> The problem: Reproduce the data exactly and drop any pictures it holds.

> Stored data:

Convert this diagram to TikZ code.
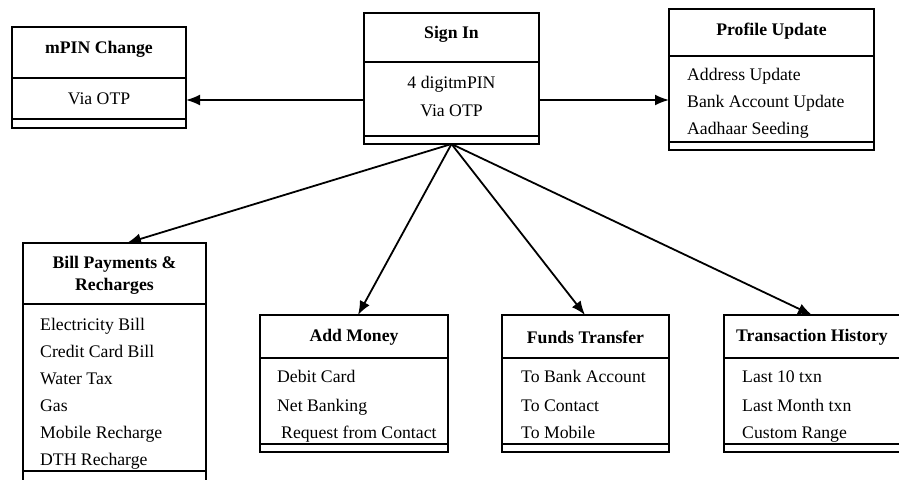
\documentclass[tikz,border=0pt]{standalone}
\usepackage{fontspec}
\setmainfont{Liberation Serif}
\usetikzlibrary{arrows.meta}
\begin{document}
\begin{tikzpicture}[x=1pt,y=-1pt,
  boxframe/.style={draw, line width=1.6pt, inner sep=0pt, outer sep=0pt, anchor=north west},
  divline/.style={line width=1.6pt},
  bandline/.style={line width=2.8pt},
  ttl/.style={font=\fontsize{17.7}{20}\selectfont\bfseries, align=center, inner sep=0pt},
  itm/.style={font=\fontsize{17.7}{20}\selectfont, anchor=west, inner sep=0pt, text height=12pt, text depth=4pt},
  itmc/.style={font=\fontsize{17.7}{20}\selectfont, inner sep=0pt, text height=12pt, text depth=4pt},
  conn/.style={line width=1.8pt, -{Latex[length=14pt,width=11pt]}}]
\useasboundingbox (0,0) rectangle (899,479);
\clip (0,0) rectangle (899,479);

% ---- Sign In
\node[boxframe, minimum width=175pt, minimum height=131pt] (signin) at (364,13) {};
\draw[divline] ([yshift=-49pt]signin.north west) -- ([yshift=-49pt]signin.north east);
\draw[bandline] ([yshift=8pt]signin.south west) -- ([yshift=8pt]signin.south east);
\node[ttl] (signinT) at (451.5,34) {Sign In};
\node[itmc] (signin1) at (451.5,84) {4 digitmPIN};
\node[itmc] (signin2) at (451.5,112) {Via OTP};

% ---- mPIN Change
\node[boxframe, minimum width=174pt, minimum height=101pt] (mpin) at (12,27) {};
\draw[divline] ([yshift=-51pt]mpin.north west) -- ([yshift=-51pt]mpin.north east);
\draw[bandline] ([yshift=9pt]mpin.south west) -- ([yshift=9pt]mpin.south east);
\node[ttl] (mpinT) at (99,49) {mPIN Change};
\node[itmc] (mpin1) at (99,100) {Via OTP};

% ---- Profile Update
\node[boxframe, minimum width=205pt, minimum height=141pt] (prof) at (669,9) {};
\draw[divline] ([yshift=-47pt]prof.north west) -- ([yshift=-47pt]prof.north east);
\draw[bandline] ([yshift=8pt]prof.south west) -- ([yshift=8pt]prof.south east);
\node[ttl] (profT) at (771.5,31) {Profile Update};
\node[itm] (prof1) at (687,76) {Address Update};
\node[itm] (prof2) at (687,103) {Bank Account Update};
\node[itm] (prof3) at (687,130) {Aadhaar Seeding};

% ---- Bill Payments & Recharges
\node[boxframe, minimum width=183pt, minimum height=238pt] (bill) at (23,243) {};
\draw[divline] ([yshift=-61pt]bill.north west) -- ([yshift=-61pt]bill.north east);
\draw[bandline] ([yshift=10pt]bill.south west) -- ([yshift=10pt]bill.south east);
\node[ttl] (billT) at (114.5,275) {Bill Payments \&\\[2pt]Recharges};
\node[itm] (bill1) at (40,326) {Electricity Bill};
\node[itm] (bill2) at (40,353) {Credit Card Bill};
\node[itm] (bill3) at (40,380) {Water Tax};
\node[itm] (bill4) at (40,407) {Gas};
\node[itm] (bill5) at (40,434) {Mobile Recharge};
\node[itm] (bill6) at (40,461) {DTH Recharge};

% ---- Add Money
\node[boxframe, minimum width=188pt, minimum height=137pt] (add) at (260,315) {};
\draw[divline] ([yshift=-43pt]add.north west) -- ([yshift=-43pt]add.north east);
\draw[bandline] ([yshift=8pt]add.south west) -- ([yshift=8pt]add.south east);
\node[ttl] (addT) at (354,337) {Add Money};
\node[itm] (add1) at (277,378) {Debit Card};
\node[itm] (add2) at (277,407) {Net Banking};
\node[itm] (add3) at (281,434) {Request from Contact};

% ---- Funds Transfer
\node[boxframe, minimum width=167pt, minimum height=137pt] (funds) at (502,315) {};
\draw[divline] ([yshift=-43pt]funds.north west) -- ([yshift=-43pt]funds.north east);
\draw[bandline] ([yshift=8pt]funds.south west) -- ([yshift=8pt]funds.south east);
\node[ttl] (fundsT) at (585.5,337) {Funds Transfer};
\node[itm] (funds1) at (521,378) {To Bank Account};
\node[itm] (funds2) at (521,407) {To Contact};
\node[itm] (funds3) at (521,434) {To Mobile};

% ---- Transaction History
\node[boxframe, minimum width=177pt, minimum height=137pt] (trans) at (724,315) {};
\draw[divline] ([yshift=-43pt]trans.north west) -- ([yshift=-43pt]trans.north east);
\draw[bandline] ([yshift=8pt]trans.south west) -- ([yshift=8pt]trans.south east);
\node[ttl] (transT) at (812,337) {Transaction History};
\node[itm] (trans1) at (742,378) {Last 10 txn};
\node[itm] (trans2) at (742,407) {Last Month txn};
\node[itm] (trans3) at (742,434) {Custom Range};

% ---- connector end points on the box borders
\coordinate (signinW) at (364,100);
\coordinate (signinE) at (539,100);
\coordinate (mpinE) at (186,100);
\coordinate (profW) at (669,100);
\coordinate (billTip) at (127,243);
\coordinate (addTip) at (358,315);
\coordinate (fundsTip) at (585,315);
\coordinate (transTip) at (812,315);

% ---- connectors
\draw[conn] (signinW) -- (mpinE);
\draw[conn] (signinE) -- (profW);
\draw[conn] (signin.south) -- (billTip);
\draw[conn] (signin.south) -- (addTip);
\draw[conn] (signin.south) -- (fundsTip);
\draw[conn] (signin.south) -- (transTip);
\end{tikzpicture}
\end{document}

> Solution to this exercise:
Convert this diagram to TikZ code.
\documentclass[tikz,border=0pt]{standalone}
\usepackage{fontspec}
\setmainfont{Liberation Serif}
\usetikzlibrary{arrows.meta}
\begin{document}
\begin{tikzpicture}[x=1pt,y=-1pt,
  boxframe/.style={draw, line width=1.6pt, inner sep=0pt, outer sep=0pt, anchor=north west},
  divline/.style={line width=1.6pt},
  bandline/.style={line width=2.8pt},
  ttl/.style={font=\fontsize{17.7}{20}\selectfont\bfseries, align=center, inner sep=0pt},
  itm/.style={font=\fontsize{17.7}{20}\selectfont, anchor=west, inner sep=0pt, text height=12pt, text depth=4pt},
  itmc/.style={font=\fontsize{17.7}{20}\selectfont, inner sep=0pt, text height=12pt, text depth=4pt},
  conn/.style={line width=1.8pt, -{Latex[length=14pt,width=11pt]}}]
\useasboundingbox (0,0) rectangle (899,479);
\clip (0,0) rectangle (899,479);

% ---- Sign In
\node[boxframe, minimum width=175pt, minimum height=131pt] (signin) at (364,13) {};
\draw[divline] ([yshift=-49pt]signin.north west) -- ([yshift=-49pt]signin.north east);
\draw[bandline] ([yshift=8pt]signin.south west) -- ([yshift=8pt]signin.south east);
\node[ttl] (signinT) at (451.5,34) {Sign In};
\node[itmc] (signin1) at (451.5,84) {4 digitmPIN};
\node[itmc] (signin2) at (451.5,112) {Via OTP};

% ---- mPIN Change
\node[boxframe, minimum width=174pt, minimum height=101pt] (mpin) at (12,27) {};
\draw[divline] ([yshift=-51pt]mpin.north west) -- ([yshift=-51pt]mpin.north east);
\draw[bandline] ([yshift=9pt]mpin.south west) -- ([yshift=9pt]mpin.south east);
\node[ttl] (mpinT) at (99,49) {mPIN Change};
\node[itmc] (mpin1) at (99,100) {Via OTP};

% ---- Profile Update
\node[boxframe, minimum width=205pt, minimum height=141pt] (prof) at (669,9) {};
\draw[divline] ([yshift=-47pt]prof.north west) -- ([yshift=-47pt]prof.north east);
\draw[bandline] ([yshift=8pt]prof.south west) -- ([yshift=8pt]prof.south east);
\node[ttl] (profT) at (771.5,31) {Profile Update};
\node[itm] (prof1) at (687,76) {Address Update};
\node[itm] (prof2) at (687,103) {Bank Account Update};
\node[itm] (prof3) at (687,130) {Aadhaar Seeding};

% ---- Bill Payments & Recharges
\node[boxframe, minimum width=183pt, minimum height=238pt] (bill) at (23,243) {};
\draw[divline] ([yshift=-61pt]bill.north west) -- ([yshift=-61pt]bill.north east);
\draw[bandline] ([yshift=10pt]bill.south west) -- ([yshift=10pt]bill.south east);
\node[ttl] (billT) at (114.5,275) {Bill Payments \&\\[2pt]Recharges};
\node[itm] (bill1) at (40,326) {Electricity Bill};
\node[itm] (bill2) at (40,353) {Credit Card Bill};
\node[itm] (bill3) at (40,380) {Water Tax};
\node[itm] (bill4) at (40,407) {Gas};
\node[itm] (bill5) at (40,434) {Mobile Recharge};
\node[itm] (bill6) at (40,461) {DTH Recharge};

% ---- Add Money
\node[boxframe, minimum width=188pt, minimum height=137pt] (add) at (260,315) {};
\draw[divline] ([yshift=-43pt]add.north west) -- ([yshift=-43pt]add.north east);
\draw[bandline] ([yshift=8pt]add.south west) -- ([yshift=8pt]add.south east);
\node[ttl] (addT) at (354,337) {Add Money};
\node[itm] (add1) at (277,378) {Debit Card};
\node[itm] (add2) at (277,407) {Net Banking};
\node[itm] (add3) at (281,434) {Request from Contact};

% ---- Funds Transfer
\node[boxframe, minimum width=167pt, minimum height=137pt] (funds) at (502,315) {};
\draw[divline] ([yshift=-43pt]funds.north west) -- ([yshift=-43pt]funds.north east);
\draw[bandline] ([yshift=8pt]funds.south west) -- ([yshift=8pt]funds.south east);
\node[ttl] (fundsT) at (585.5,337) {Funds Transfer};
\node[itm] (funds1) at (521,378) {To Bank Account};
\node[itm] (funds2) at (521,407) {To Contact};
\node[itm] (funds3) at (521,434) {To Mobile};

% ---- Transaction History
\node[boxframe, minimum width=177pt, minimum height=137pt] (trans) at (724,315) {};
\draw[divline] ([yshift=-43pt]trans.north west) -- ([yshift=-43pt]trans.north east);
\draw[bandline] ([yshift=8pt]trans.south west) -- ([yshift=8pt]trans.south east);
\node[ttl] (transT) at (812,337) {Transaction History};
\node[itm] (trans1) at (742,378) {Last 10 txn};
\node[itm] (trans2) at (742,407) {Last Month txn};
\node[itm] (trans3) at (742,434) {Custom Range};

% ---- connector end points on the box borders
\coordinate (signinW) at (364,100);
\coordinate (signinE) at (539,100);
\coordinate (mpinE) at (186,100);
\coordinate (profW) at (669,100);
\coordinate (billTip) at (127,243);
\coordinate (addTip) at (358,315);
\coordinate (fundsTip) at (585,315);
\coordinate (transTip) at (812,315);

% ---- connectors
\draw[conn] (signinW) -- (mpinE);
\draw[conn] (signinE) -- (profW);
\draw[conn] (signin.south) -- (billTip);
\draw[conn] (signin.south) -- (addTip);
\draw[conn] (signin.south) -- (fundsTip);
\draw[conn] (signin.south) -- (transTip);
\end{tikzpicture}
\end{document}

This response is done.